Stewart knows poverty-ridden New Britain needs the goodwill of state government to maintain the massive flow of economic aid. During her administration, the city received state grants for Costco and a downtown revitalization project, and this month she is looking to land funding for an artistic redesign of the visually unappealing Route 72 overpass.
“I know where my bread is buttered,” Stewart says, adding that New Britain has a unique opportunity to rebuild itself — with state help.
“The city is ripe for development right now. The old police station will be down by March, we’ll have developers for that property at the table by early spring. That project is a catalyst, it will make the future of downtown. The Beehive Bridge needs to be done now, too.”

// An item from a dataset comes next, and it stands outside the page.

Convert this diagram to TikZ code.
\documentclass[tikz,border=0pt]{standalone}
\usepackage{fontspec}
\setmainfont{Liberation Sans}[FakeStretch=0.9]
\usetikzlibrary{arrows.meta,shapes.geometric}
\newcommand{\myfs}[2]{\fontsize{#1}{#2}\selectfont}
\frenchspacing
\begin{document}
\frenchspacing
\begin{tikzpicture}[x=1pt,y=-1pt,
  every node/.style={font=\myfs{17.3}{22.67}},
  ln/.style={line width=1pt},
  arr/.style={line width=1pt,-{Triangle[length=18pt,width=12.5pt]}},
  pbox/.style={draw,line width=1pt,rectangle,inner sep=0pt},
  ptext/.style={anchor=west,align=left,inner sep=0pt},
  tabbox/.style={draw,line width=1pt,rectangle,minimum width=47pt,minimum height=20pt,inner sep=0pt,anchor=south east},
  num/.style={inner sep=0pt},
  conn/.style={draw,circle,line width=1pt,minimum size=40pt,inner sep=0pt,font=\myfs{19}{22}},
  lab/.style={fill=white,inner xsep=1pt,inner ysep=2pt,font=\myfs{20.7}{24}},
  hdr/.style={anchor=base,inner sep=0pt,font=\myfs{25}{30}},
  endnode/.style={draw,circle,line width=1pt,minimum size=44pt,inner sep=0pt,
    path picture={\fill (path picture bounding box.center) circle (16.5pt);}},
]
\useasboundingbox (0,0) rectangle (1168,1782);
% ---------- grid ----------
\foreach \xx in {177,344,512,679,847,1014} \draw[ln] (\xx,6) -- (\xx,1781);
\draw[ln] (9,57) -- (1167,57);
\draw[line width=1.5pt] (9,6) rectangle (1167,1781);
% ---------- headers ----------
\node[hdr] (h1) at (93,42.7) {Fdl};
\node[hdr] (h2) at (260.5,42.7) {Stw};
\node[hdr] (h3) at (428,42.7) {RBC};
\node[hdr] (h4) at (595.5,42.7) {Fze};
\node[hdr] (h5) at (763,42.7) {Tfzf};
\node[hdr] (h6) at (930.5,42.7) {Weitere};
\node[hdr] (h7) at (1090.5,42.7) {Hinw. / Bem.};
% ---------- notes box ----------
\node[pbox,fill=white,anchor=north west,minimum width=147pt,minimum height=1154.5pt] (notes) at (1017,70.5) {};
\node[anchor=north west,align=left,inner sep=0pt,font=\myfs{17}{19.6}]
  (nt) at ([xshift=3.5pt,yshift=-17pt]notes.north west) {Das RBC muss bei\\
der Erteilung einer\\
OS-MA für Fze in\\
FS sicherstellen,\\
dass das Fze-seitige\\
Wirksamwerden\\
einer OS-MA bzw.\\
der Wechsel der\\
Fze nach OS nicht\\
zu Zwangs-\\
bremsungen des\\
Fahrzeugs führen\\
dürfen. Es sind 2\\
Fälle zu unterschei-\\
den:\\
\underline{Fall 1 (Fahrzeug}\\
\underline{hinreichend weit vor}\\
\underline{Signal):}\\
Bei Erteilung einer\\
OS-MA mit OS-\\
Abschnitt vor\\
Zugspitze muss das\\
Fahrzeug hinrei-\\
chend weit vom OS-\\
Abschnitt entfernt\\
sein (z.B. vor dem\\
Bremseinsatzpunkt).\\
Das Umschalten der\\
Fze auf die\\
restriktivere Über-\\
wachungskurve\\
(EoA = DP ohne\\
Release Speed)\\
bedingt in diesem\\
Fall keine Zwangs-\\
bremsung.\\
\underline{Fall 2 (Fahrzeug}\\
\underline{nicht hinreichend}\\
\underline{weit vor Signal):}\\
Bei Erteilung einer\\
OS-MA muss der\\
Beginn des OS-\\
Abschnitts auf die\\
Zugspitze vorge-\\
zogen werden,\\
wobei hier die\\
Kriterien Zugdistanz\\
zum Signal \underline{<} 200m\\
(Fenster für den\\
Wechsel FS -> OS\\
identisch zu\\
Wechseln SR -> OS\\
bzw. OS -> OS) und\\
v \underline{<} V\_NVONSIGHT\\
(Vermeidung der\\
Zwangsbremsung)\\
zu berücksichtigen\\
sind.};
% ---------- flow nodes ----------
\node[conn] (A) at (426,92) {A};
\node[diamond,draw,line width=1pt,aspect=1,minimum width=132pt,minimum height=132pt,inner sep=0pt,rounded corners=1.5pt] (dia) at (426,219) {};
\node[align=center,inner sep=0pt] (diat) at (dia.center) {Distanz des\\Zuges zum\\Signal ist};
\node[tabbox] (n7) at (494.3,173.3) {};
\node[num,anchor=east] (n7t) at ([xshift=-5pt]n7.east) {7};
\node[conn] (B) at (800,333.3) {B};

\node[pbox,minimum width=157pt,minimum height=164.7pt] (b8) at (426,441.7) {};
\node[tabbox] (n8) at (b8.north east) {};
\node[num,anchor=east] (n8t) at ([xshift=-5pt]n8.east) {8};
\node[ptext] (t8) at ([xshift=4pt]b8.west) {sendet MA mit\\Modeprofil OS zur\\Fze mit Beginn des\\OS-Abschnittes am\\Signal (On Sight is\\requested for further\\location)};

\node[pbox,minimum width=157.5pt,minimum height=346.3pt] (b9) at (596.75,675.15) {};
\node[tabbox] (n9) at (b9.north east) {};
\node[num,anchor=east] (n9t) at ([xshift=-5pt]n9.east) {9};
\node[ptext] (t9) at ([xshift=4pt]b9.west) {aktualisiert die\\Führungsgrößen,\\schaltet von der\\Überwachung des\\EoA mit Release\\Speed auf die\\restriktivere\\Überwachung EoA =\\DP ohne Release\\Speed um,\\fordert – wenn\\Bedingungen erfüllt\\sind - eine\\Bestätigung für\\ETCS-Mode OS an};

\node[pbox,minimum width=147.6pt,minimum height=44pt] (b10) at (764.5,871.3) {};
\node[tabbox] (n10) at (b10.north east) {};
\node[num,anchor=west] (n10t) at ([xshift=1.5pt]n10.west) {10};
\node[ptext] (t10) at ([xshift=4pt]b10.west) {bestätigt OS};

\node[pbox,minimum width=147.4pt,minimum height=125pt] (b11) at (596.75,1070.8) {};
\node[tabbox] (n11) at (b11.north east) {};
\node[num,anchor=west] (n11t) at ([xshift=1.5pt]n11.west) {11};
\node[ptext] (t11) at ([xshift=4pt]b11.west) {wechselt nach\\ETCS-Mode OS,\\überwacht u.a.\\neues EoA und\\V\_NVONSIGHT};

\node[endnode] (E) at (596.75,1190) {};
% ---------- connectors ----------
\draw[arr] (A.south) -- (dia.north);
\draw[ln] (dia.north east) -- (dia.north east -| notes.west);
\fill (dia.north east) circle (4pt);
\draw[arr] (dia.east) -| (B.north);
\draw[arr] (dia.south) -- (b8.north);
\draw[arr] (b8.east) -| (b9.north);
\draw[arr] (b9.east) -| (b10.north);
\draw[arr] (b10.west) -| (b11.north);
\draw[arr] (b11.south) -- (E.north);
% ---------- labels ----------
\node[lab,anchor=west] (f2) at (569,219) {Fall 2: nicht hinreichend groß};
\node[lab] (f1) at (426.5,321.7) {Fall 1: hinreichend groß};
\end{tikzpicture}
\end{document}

Stewart reaped a benefit of bipartisan good will soon after the Rock Cats stunned her with their surprise announcement that they’d leave New Britain for Hartford.
Stewart and her staff were scrambling to line up another professional baseball team for New Britain Stadium when then-Mayor Bill Finch of Bridgeport, a Democrat, suggested the Atlantic League. His city hosts the Atlantic’s Bluefish franchise, and Finch was instrumental in connecting Stewart with league founder Frank Boulton. This fall, signing the Atlantic’s new Bees team to a contract in New Britain was one of Stewart’s best moments in office, she says.
“Bill Finch is a standup guy,” she says. “There are hard-right people who don’t like me because I’m too liberal, but I don’t care for that. It’s not if someone is too liberal or too conservative, it’s if their heart is in the right place.”
Still, Stewart isn’t afraid to challenge the other party when she sees fit. Her op-ed in The Courant last month warning about the risk of state budget cuts hurting cities drew Sen. Terry Gerratana, D-New Britain, to write a rebuttal accusing Stewart of “political posturing.”
Stewart hasn’t backed down, saying the state government hasn’t made the structural spending changes necessary to get finances in order.
“When I came in in my first term, we were $30 million in the hole. We admitted we had a problem, we did what we had to do, now we have a surplus. Are we out of the woods? No – our bonded debt is outrageous. But are we in a good place? Yes,” she says.
“What I’m saying is the state has a problem – fix it,” she says.
DeFronzo is taking a wait-and-see approach to her work on the city budget, saying much of the debt restructuring she did merely pushed costs off into the future. He said that’s part of why he thinks it would be premature for her to seek higher office now.
“It’s a little early — this is a mayor who has had one term so far. She needs time to build a resume. There is this term and another before the governor’s race or the congressional race in 2018,” he said.
Veteran politician Rep. Whit Betts, R-Bristol, sees Stewart’s future as strong.
“She has enormous interpersonal and communications skills, she has some very special leadership abilities, she works well with both parties and I think she has better fiscal instincts than many people realize,” Betts says. “She has a lot of people very excited about her potential later in her career.
“But this is a process. If people push her too fast, that does a disservice to everyone. Success can be a difficult thing to manage,” Betts says. “My question to her would be, ‘What do you like to do?” not what would I like her to do. The more you go up the ladder, the more complicated it gets. You want to be seasoned and well-prepared.”